**Task objective**
Reproduce the listing exactly, with no pictures in your copy.

▼

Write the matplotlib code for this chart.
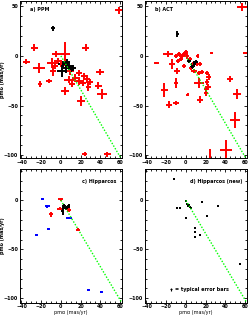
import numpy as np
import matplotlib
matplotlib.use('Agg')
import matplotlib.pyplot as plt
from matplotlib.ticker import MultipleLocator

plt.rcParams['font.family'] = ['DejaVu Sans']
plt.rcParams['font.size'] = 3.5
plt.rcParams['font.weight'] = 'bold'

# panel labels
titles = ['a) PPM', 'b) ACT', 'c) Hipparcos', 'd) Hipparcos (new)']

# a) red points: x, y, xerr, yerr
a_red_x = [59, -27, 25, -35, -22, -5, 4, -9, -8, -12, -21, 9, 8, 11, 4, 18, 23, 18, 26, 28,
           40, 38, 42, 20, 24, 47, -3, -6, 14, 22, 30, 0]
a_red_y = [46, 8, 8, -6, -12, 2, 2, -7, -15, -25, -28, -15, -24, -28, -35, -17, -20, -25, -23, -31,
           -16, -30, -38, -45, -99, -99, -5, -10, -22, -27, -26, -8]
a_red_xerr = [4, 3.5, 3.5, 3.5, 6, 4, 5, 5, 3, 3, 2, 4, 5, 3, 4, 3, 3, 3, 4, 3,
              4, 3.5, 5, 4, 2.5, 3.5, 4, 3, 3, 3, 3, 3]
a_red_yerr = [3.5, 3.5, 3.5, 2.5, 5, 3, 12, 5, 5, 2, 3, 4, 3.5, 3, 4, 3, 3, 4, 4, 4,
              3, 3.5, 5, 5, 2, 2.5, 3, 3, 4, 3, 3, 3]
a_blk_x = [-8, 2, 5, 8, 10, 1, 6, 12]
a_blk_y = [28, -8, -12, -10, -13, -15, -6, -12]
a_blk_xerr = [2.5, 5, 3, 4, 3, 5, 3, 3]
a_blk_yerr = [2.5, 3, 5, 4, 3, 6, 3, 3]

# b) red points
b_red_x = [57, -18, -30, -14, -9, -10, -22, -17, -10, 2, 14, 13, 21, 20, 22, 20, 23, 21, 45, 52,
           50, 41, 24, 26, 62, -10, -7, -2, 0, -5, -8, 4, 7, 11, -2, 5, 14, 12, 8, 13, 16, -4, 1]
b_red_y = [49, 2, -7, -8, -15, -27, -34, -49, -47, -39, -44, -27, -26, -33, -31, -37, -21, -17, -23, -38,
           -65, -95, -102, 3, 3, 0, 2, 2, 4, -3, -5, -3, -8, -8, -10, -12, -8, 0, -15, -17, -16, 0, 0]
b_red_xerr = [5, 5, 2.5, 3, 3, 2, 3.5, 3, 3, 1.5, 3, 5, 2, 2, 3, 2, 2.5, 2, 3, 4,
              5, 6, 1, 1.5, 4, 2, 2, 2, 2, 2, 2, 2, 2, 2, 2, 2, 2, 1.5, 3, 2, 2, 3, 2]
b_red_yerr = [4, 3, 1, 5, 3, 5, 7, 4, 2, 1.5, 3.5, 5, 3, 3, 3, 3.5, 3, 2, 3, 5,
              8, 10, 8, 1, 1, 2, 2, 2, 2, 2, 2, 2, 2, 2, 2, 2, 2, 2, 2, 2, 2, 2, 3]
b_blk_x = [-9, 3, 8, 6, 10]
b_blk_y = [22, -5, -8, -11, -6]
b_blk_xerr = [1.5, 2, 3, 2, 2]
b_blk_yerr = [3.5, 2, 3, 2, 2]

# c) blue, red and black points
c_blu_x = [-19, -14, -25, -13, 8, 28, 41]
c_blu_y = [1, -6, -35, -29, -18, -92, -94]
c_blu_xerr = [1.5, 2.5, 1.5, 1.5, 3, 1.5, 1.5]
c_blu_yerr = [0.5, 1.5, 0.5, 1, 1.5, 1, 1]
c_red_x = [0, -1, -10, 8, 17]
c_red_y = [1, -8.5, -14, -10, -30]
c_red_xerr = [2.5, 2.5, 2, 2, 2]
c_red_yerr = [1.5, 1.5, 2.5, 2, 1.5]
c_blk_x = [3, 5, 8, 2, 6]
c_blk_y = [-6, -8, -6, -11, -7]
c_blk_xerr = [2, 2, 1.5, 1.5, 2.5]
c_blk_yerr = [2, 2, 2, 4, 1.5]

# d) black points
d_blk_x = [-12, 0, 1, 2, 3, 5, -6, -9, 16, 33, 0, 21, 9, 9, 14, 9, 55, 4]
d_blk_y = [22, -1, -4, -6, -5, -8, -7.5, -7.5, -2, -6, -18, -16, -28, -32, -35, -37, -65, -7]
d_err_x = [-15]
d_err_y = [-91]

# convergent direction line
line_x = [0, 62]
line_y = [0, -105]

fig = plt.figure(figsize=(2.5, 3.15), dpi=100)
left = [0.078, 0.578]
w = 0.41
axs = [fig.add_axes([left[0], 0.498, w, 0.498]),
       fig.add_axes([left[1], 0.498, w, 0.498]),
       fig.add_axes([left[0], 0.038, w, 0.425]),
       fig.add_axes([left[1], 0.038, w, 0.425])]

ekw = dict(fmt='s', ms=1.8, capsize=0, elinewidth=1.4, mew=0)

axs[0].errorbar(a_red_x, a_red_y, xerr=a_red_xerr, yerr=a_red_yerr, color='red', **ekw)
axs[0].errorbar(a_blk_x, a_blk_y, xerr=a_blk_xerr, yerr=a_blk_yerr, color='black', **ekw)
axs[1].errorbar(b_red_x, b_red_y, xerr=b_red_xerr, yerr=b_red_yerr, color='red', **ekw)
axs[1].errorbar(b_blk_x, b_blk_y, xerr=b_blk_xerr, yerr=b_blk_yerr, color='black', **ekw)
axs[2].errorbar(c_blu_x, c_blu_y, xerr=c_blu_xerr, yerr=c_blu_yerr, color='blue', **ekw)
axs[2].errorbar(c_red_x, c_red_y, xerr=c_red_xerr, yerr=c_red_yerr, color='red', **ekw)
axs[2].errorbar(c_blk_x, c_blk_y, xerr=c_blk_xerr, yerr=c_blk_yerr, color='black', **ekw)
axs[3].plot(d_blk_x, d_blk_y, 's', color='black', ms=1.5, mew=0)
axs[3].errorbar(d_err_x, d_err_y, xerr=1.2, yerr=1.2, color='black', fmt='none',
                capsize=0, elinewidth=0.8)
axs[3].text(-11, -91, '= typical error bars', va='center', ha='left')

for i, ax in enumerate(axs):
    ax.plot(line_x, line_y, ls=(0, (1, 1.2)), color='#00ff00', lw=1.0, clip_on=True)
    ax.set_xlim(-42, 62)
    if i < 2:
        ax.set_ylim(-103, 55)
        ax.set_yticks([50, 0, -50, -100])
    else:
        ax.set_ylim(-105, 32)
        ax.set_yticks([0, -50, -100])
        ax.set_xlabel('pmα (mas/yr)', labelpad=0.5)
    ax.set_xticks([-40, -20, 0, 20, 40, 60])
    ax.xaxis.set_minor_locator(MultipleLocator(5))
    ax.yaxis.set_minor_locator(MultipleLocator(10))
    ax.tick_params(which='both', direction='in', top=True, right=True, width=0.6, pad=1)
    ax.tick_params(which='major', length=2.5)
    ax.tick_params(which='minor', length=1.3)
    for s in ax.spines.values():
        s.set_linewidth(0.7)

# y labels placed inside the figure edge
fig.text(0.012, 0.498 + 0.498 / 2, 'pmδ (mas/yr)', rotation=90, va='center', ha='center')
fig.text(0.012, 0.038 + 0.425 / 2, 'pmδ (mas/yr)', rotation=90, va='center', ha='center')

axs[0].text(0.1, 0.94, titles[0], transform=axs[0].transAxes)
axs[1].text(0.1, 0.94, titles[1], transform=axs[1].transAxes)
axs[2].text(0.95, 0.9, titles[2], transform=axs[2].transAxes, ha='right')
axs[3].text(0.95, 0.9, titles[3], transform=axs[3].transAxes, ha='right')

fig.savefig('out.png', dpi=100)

▲

**Solved exercise**
Write the matplotlib code for this chart.
import numpy as np
import matplotlib
matplotlib.use('Agg')
import matplotlib.pyplot as plt
from matplotlib.ticker import MultipleLocator

plt.rcParams['font.family'] = ['DejaVu Sans']
plt.rcParams['font.size'] = 3.5
plt.rcParams['font.weight'] = 'bold'

# panel labels
titles = ['a) PPM', 'b) ACT', 'c) Hipparcos', 'd) Hipparcos (new)']

# a) red points: x, y, xerr, yerr
a_red_x = [59, -27, 25, -35, -22, -5, 4, -9, -8, -12, -21, 9, 8, 11, 4, 18, 23, 18, 26, 28,
           40, 38, 42, 20, 24, 47, -3, -6, 14, 22, 30, 0]
a_red_y = [46, 8, 8, -6, -12, 2, 2, -7, -15, -25, -28, -15, -24, -28, -35, -17, -20, -25, -23, -31,
           -16, -30, -38, -45, -99, -99, -5, -10, -22, -27, -26, -8]
a_red_xerr = [4, 3.5, 3.5, 3.5, 6, 4, 5, 5, 3, 3, 2, 4, 5, 3, 4, 3, 3, 3, 4, 3,
              4, 3.5, 5, 4, 2.5, 3.5, 4, 3, 3, 3, 3, 3]
a_red_yerr = [3.5, 3.5, 3.5, 2.5, 5, 3, 12, 5, 5, 2, 3, 4, 3.5, 3, 4, 3, 3, 4, 4, 4,
              3, 3.5, 5, 5, 2, 2.5, 3, 3, 4, 3, 3, 3]
a_blk_x = [-8, 2, 5, 8, 10, 1, 6, 12]
a_blk_y = [28, -8, -12, -10, -13, -15, -6, -12]
a_blk_xerr = [2.5, 5, 3, 4, 3, 5, 3, 3]
a_blk_yerr = [2.5, 3, 5, 4, 3, 6, 3, 3]

# b) red points
b_red_x = [57, -18, -30, -14, -9, -10, -22, -17, -10, 2, 14, 13, 21, 20, 22, 20, 23, 21, 45, 52,
           50, 41, 24, 26, 62, -10, -7, -2, 0, -5, -8, 4, 7, 11, -2, 5, 14, 12, 8, 13, 16, -4, 1]
b_red_y = [49, 2, -7, -8, -15, -27, -34, -49, -47, -39, -44, -27, -26, -33, -31, -37, -21, -17, -23, -38,
           -65, -95, -102, 3, 3, 0, 2, 2, 4, -3, -5, -3, -8, -8, -10, -12, -8, 0, -15, -17, -16, 0, 0]
b_red_xerr = [5, 5, 2.5, 3, 3, 2, 3.5, 3, 3, 1.5, 3, 5, 2, 2, 3, 2, 2.5, 2, 3, 4,
              5, 6, 1, 1.5, 4, 2, 2, 2, 2, 2, 2, 2, 2, 2, 2, 2, 2, 1.5, 3, 2, 2, 3, 2]
b_red_yerr = [4, 3, 1, 5, 3, 5, 7, 4, 2, 1.5, 3.5, 5, 3, 3, 3, 3.5, 3, 2, 3, 5,
              8, 10, 8, 1, 1, 2, 2, 2, 2, 2, 2, 2, 2, 2, 2, 2, 2, 2, 2, 2, 2, 2, 3]
b_blk_x = [-9, 3, 8, 6, 10]
b_blk_y = [22, -5, -8, -11, -6]
b_blk_xerr = [1.5, 2, 3, 2, 2]
b_blk_yerr = [3.5, 2, 3, 2, 2]

# c) blue, red and black points
c_blu_x = [-19, -14, -25, -13, 8, 28, 41]
c_blu_y = [1, -6, -35, -29, -18, -92, -94]
c_blu_xerr = [1.5, 2.5, 1.5, 1.5, 3, 1.5, 1.5]
c_blu_yerr = [0.5, 1.5, 0.5, 1, 1.5, 1, 1]
c_red_x = [0, -1, -10, 8, 17]
c_red_y = [1, -8.5, -14, -10, -30]
c_red_xerr = [2.5, 2.5, 2, 2, 2]
c_red_yerr = [1.5, 1.5, 2.5, 2, 1.5]
c_blk_x = [3, 5, 8, 2, 6]
c_blk_y = [-6, -8, -6, -11, -7]
c_blk_xerr = [2, 2, 1.5, 1.5, 2.5]
c_blk_yerr = [2, 2, 2, 4, 1.5]

# d) black points
d_blk_x = [-12, 0, 1, 2, 3, 5, -6, -9, 16, 33, 0, 21, 9, 9, 14, 9, 55, 4]
d_blk_y = [22, -1, -4, -6, -5, -8, -7.5, -7.5, -2, -6, -18, -16, -28, -32, -35, -37, -65, -7]
d_err_x = [-15]
d_err_y = [-91]

# convergent direction line
line_x = [0, 62]
line_y = [0, -105]

fig = plt.figure(figsize=(2.5, 3.15), dpi=100)
left = [0.078, 0.578]
w = 0.41
axs = [fig.add_axes([left[0], 0.498, w, 0.498]),
       fig.add_axes([left[1], 0.498, w, 0.498]),
       fig.add_axes([left[0], 0.038, w, 0.425]),
       fig.add_axes([left[1], 0.038, w, 0.425])]

ekw = dict(fmt='s', ms=1.8, capsize=0, elinewidth=1.4, mew=0)

axs[0].errorbar(a_red_x, a_red_y, xerr=a_red_xerr, yerr=a_red_yerr, color='red', **ekw)
axs[0].errorbar(a_blk_x, a_blk_y, xerr=a_blk_xerr, yerr=a_blk_yerr, color='black', **ekw)
axs[1].errorbar(b_red_x, b_red_y, xerr=b_red_xerr, yerr=b_red_yerr, color='red', **ekw)
axs[1].errorbar(b_blk_x, b_blk_y, xerr=b_blk_xerr, yerr=b_blk_yerr, color='black', **ekw)
axs[2].errorbar(c_blu_x, c_blu_y, xerr=c_blu_xerr, yerr=c_blu_yerr, color='blue', **ekw)
axs[2].errorbar(c_red_x, c_red_y, xerr=c_red_xerr, yerr=c_red_yerr, color='red', **ekw)
axs[2].errorbar(c_blk_x, c_blk_y, xerr=c_blk_xerr, yerr=c_blk_yerr, color='black', **ekw)
axs[3].plot(d_blk_x, d_blk_y, 's', color='black', ms=1.5, mew=0)
axs[3].errorbar(d_err_x, d_err_y, xerr=1.2, yerr=1.2, color='black', fmt='none',
                capsize=0, elinewidth=0.8)
axs[3].text(-11, -91, '= typical error bars', va='center', ha='left')

for i, ax in enumerate(axs):
    ax.plot(line_x, line_y, ls=(0, (1, 1.2)), color='#00ff00', lw=1.0, clip_on=True)
    ax.set_xlim(-42, 62)
    if i < 2:
        ax.set_ylim(-103, 55)
        ax.set_yticks([50, 0, -50, -100])
    else:
        ax.set_ylim(-105, 32)
        ax.set_yticks([0, -50, -100])
        ax.set_xlabel('pmα (mas/yr)', labelpad=0.5)
    ax.set_xticks([-40, -20, 0, 20, 40, 60])
    ax.xaxis.set_minor_locator(MultipleLocator(5))
    ax.yaxis.set_minor_locator(MultipleLocator(10))
    ax.tick_params(which='both', direction='in', top=True, right=True, width=0.6, pad=1)
    ax.tick_params(which='major', length=2.5)
    ax.tick_params(which='minor', length=1.3)
    for s in ax.spines.values():
        s.set_linewidth(0.7)

# y labels placed inside the figure edge
fig.text(0.012, 0.498 + 0.498 / 2, 'pmδ (mas/yr)', rotation=90, va='center', ha='center')
fig.text(0.012, 0.038 + 0.425 / 2, 'pmδ (mas/yr)', rotation=90, va='center', ha='center')

axs[0].text(0.1, 0.94, titles[0], transform=axs[0].transAxes)
axs[1].text(0.1, 0.94, titles[1], transform=axs[1].transAxes)
axs[2].text(0.95, 0.9, titles[2], transform=axs[2].transAxes, ha='right')
axs[3].text(0.95, 0.9, titles[3], transform=axs[3].transAxes, ha='right')

fig.savefig('out.png', dpi=100)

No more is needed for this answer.